Macerie. Polvere che entrava nel respiro. Il cielo vuoto sopra Certosa.
Erano le 12 del 14 agosto 2018 quando sono arrivato sotto il Morandi. Ciò che ne restava.
La prima persona che ricordo è Davide Capello, il vigile del fuoco miracolosamente sopravvissuto nell’auto incastrata nel ponte. Mi era venuto incontro coperto di polvere. Vedevo solo i suoi occhi bianchissimi, spalancati. “Sono vivo”, ripeteva, come se lo dicesse a se stesso. Come se volesse esserne certo.
E ricordo le voci che uscivano da sotto le macerie, dalle grotte sotto le rovine. Erano soccorritori o sopravvissuti intrappolati nelle auto? Non lo sapevamo. Non sapevamo niente.

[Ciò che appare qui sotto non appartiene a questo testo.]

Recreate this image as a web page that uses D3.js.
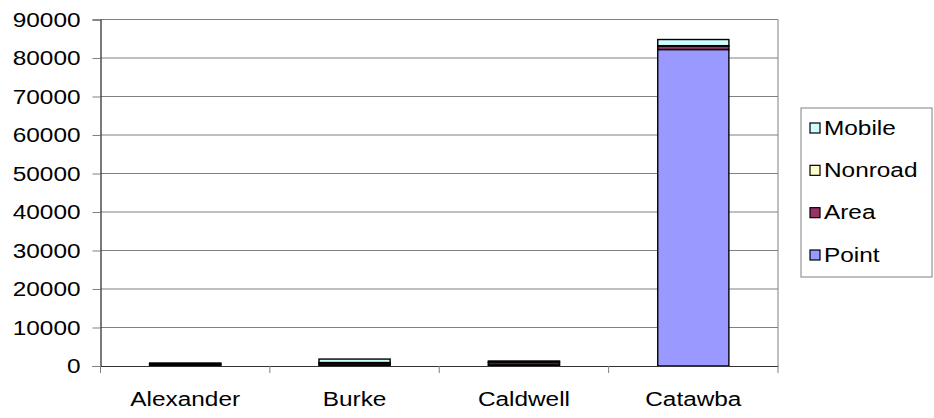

Pioveva, i fulmini ci cadevano accanto, ma non sentivamo niente. Guardavamo tutti le macerie immense con un senso di impotenza.
E ricordo un’auto, una in particolare, schiacciata sotto una trave di cemento spessa due metri. Dal finestrino potevo vedere gli asciugamani colorati pronti per essere distesi su una spiaggia. Allora ho capito, l’ho proprio sentito, che lì sotto c’erano uomini e donne. Mezz’ora prima erano vivi come me.
Ho tenuto in mano il mio taccuino di cronista e mi sono sentito in colpa di essere vivo.
Quarantatrè morti. Troppi perché si possa immaginare di ognuno il volto, gli occhi, le mani. La vita.
Così sono diventati ‘le vittime del Morandi’ .
Ma per qualcuno oggi come allora sono madri, padri, sorelle, fratelli, figli, nipoti.
Sono un vuoto che rimane tra le stanze di casa.
Sono nomi da chiamare per tenere vivo il ricordo.
Oggi alle 12 per noi finirà la cerimonia, ma per le famiglie delle vittime il pensiero non si spegne.